Wir befinden uns in einer spätbürgerlichen Wohnung, die man mit etwas Phantasie als die Wohnung Freuds in der Wiener Berggasse identifizieren könnte, inklusive der Couch,… Nicht zu Unrecht, denn auf Freud beziehen sich die Regisseurinnen ausdrücklich. In ihrer Geschichte von Tristan und Isolde spielt sich das Trauma eines Selbstmordes immer wieder aufs Neue ab, von Anfang an, immer wieder mit dem Unvermeidlichen, das die wahre Liebe nur im Tod ihre Erfüllung finden kann. Und ja, neben Freud nennen die Regisseurinnen noch Goethes „Werther“, Emily Brontë, Viriginia Woolf, Daphne du Maurier und Alfred Hitchcock spielen eine Rolle, ebenso wie die Traumwelten des C. G. Jung: ein Cocktail von Selbstmordgeschichten, Thrillern und Psychosen. Sie verorten das Geschehen ins traute Heim, das die Regisseurinnen als Abbild der menschlichen Psyche sehen, als ein Ort auf der „Fahrt ins Unbewusste“. Für solch ein Bühnenbild hätte fast die Opernwelt eines Richard Strauss und Momente seiner Sinfonia domestica gepasst. Hier wird aber Hitchcock-like die ungeheuer große, berührende und tragische Liebesgeschichte von „Tristan und Isolde“ (neu) erzählt.
Ja, die Oper selbst ist unberührt geblieben, die Musik, die Klangwallungen, die Stimmen, die Kantilenen. Wer wollte, hätte im Saarbrücker Staatstheater einfach die Augen zumachen können und die Musik vor dem inneren Auge und dem offenen Ohr ablaufen lassen können. Und er wäre äußerst gut weggekommen. Das Orchester hat schnell seinen ‚Wagner-Ton‘ in überzeugender Weise gefunden, in den dichten Klängen, aber auch in den vielen transparenten und manchmal fast filigran ausmusizierten Momenten. Dazu eine phänomenale Sängerbesetzung der Solisten, die als Gäste kamen. Beide stehen erst am Anfang einer sehr vielversprechenden Wagner-Karriere: eine vorzügliche Isolde, gesungen von Aile Asszonyi, dem dramatischen Sopran. Sie singt zurzeit an verschiedenen großen Bühnen Wagner-Rollen, und bleibt dem Staatstheater auch bei den zukünftigen Wagner Plänen treu. Sie durchlebt mit ihrer charakteristischen Stimme alle Emotionen und Leiden von Isolde und lässt uns so teilhaben an ihrem Seelenleben. Der Heldentenor Burkhard Fritz ist als Tristan ebenso überzeugend mit seiner Mischung aus Größe, ja Gewalt und Hingabe, mit einer Stimme, die den zweifelnden Tristan ebenso verkörpert wie den heroischen. Daneben brillierten Judith Braun als Brangäne mit hoher Intensität und Peter Schöne mit klarem Ton und vielen schauspielerischen Aufgaben; auch Stefan Röttig (Melot), Hirosho Mastui (König Marke) kamen aus dem eigenen Haus und vollendeten wunderbar das Sängerensemble.
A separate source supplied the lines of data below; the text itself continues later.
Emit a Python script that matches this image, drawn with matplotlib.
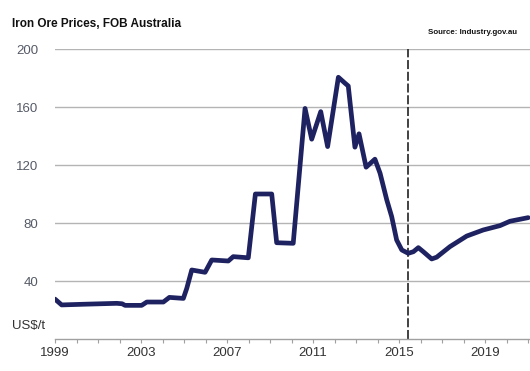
import matplotlib
matplotlib.use("Agg")
import matplotlib.pyplot as plt

years = [1999.0, 1999.31, 2000.4, 2001.87, 2002.12, 2002.26, 2003.03, 2003.27, 2004.04,
         2004.32, 2004.97, 2005.13, 2005.36, 2005.98, 2006.29, 2007.06, 2007.29, 2007.99,
         2008.32, 2009.08, 2009.31, 2010.08, 2010.63, 2010.94, 2011.36, 2011.68, 2012.18,
         2012.49, 2012.64, 2012.95, 2013.14, 2013.47, 2013.88, 2014.12, 2014.43, 2014.66,
         2014.89, 2015.13, 2015.43, 2015.67, 2015.9, 2016.13, 2016.52, 2016.75, 2017.37,
         2018.15, 2018.92, 2019.7, 2020.16, 2021.01]
prices = [27.5, 23.5, 24.0, 24.6, 24.3, 23.2, 23.2, 25.5, 25.5,
          28.7, 28.0, 35.0, 47.6, 46.0, 54.5, 53.8, 56.8, 56.0,
          100.0, 100.0, 66.4, 66.0, 159.0, 137.8, 156.8, 132.7, 180.5,
          176.4, 174.5, 132.3, 141.5, 118.5, 124.0, 114.3, 96.0, 84.4,
          68.3, 61.4, 59.1, 60.2, 63.0, 60.2, 55.2, 56.4, 63.7,
          71.0, 75.2, 78.2, 81.2, 83.7]
forecast_start = 2015.43
xtick_years = [1999, 2003, 2007, 2011, 2015, 2019]
ytick_values = [40, 80, 120, 160, 200]

plt.rcParams['font.family'] = ['Liberation Sans', 'DejaVu Sans']

fig = plt.figure(figsize=(5.30, 3.71), dpi=100)
ax = fig.add_axes([55/530, 1-339/371, 1-55/530, (339-49)/371])
ax.set_ylim(0, 200)
ax.set_xlim(1999, 1999 + 475/21.5)

for v in ytick_values:
    ax.axhline(v, color='#b4b4b4', lw=1.0, zorder=1)

ax.plot(years, prices, color='#1e2260', lw=3.4, solid_joinstyle='round',
        solid_capstyle='round', zorder=3)
ax.axvline(forecast_start, color='#333333', lw=1.3, ls=(0, (5, 1.5)), zorder=2)

for s in ['top', 'right', 'left']:
    ax.spines[s].set_visible(False)
ax.spines['bottom'].set_color('#a0a0a0')
ax.spines['bottom'].set_linewidth(1.0)

ax.set_xticks(xtick_years)
ax.set_xticklabels([str(y) for y in xtick_years], fontsize=9.5, color='#333333')
ax.set_xticks(range(1999, 2022), minor=True)
ax.tick_params(axis='x', which='both', length=3, width=0.8, color='#a0a0a0', pad=3)

ax.set_yticks(ytick_values)
ax.set_yticklabels([str(v) for v in ytick_values], fontsize=9.5, color='#555a66')
ax.tick_params(axis='y', length=0, pad=12)

fig.text(12/530, 1-326/371, 'US$/t', fontsize=9.5, color='#333333', va='center', ha='left')
fig.text(12/530, 1-24/371, 'Iron Ore Prices, FOB Australia', fontsize=8.5,
         fontweight='bold', color='#111111', va='center', ha='left')
fig.text(517/530, 1-32/371, 'Source: Industry.gov.au', fontsize=5.7,
         fontweight='bold', color='#111111', va='center', ha='right')

fig.savefig('out.png', dpi=100)
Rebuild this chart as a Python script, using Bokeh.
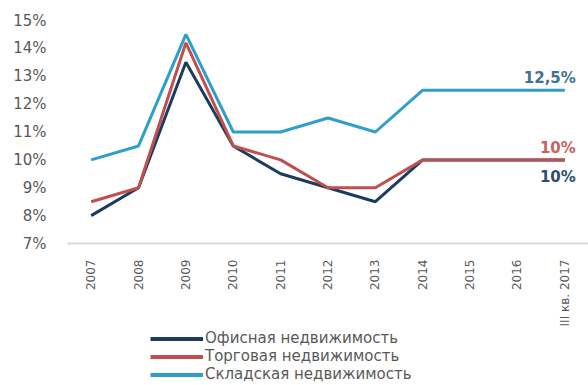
import math
from bokeh.plotting import figure
from bokeh.layouts import column
from bokeh.models import Legend, LegendItem, NumeralTickFormatter, FixedTicker, Range1d
from bokeh.core.properties import value
from bokeh.embed import file_html
from bokeh.resources import INLINE

years = ["2007", "2008", "2009", "2010", "2011", "2012", "2013", "2014", "2015", "2016", "III кв. 2017"]
office = [8.0, 9.0, 13.5, 10.5, 9.5, 9.0, 8.5, 10.0, 10.0, 10.0, 10.0]
retail = [8.5, 9.0, 14.2, 10.5, 10.0, 9.0, 9.0, 10.0, 10.0, 10.0, 10.0]
warehouse = [10.0, 10.5, 14.5, 11.0, 11.0, 11.5, 11.0, 12.5, 12.5, 12.5, 12.5]
names = ["Офисная недвижимость", "Торговая недвижимость", "Складская недвижимость"]
y_ticks = [7, 8, 9, 10, 11, 12, 13, 14, 15]
end_labels = ["12,5%", "10%", "10%"]
end_values = [12.5, 10.0, 10.0]

FONT = "DejaVu Sans"
colors = ["#1C3B60", "#C0504D", "#2F9FCA"]
label_colors = ["#3F7191", "#C8625E", "#2F4E6E"]
label_offsets = [-12, -12, 17]

p = figure(frame_width=521, frame_height=223, x_range=years, y_range=(7, 15),
           output_backend="svg", toolbar_location=None,
           min_border_left=67, min_border_right=0, min_border_top=20,
           min_border_bottom=86)
p.outline_line_color = None
p.xgrid.grid_line_color = None
p.ygrid.grid_line_color = None
p.x_range.range_padding = 0

for vals, c in zip([office, retail, warehouse], colors):
    p.line(years, vals, line_color=c, line_width=3)

for t, v, lc, off in zip(end_labels, end_values, label_colors, label_offsets):
    p.text(x=[years[-1]], y=[v], text=[t], text_color=lc, text_font=value(FONT),
           text_font_size="15px", text_font_style="bold", text_align="right",
           text_baseline="middle", x_offset=11, y_offset=off)

p.yaxis.ticker = FixedTicker(ticks=y_ticks)
p.yaxis.formatter = NumeralTickFormatter(format="0")
p.yaxis.major_label_overrides = {t: f"{t}%" for t in y_ticks}
p.yaxis.axis_line_color = None
p.yaxis.major_tick_line_color = None
p.yaxis.minor_tick_line_color = None
p.yaxis.major_label_standoff = 15
p.yaxis.major_label_text_font = FONT
p.yaxis.major_label_text_font_size = "15px"
p.yaxis.major_label_text_color = "#595959"

p.xaxis.axis_line_color = "#D9D9D9"
p.xaxis.axis_line_width = 2
p.xaxis.major_tick_line_color = None
p.xaxis.major_label_orientation = math.pi / 2
p.xaxis.major_label_standoff = 10
p.xaxis.major_label_text_font = FONT
p.xaxis.major_label_text_font_size = "12px"
p.xaxis.major_label_text_color = "#595959"

# legend panel (its frame is aligned with the chart frame, which starts at x=67)
lg = figure(frame_width=521, height=56, x_range=Range1d(0, 1), y_range=Range1d(0, 1),
            output_backend="svg", toolbar_location=None,
            min_border_left=67, min_border_right=0, min_border_top=0, min_border_bottom=0)
lg.axis.visible = False
lg.grid.grid_line_color = None
lg.outline_line_color = None
items = []
for n, c in zip(names, colors):
    r = lg.line(x=[5, 6], y=[5, 6], line_color=c, line_width=4)
    items.append(LegendItem(label=n, renderers=[r]))
legend = Legend(items=items, location=(83, 2), orientation="vertical",
                glyph_width=53, glyph_height=17, label_standoff=2, spacing=0,
                padding=0, margin=0, border_line_color=None, background_fill_alpha=0,
                label_text_font=FONT, label_text_font_size="15px",
                label_text_color="#595959", label_height=17)
lg.add_layout(legend, "center")

layout = column(p, lg, spacing=0)
open("out.html", "w").write(file_html(layout, INLINE))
Die Geschichte von Tristan und Isolde wurde, wie schon angedeutet anders erzählt. Der Liebestod mit vergiftetem Trunk erfolgte schon nach dem ersten Akt. Dann wurde er wiederholt am Ende des 2. Aktes und natürlich am Ende des 3. Aktes. Da durfte man als Zuschauer, wenn man sich nicht ins Programmheft vertieft hatte, schon in Verständnisprobleme kommen. „Aber so etwas kennen wir doch vom Film, diese Rückblenden. Für mich sehr interessant“, sagte in der Pause ein junger Zuschauer. Das Publikum war gespalten. Den Jubelrufen für die Sänger folgten laute Buhs, als sich das Regieteam am Schluss auf der Bühne zeigte.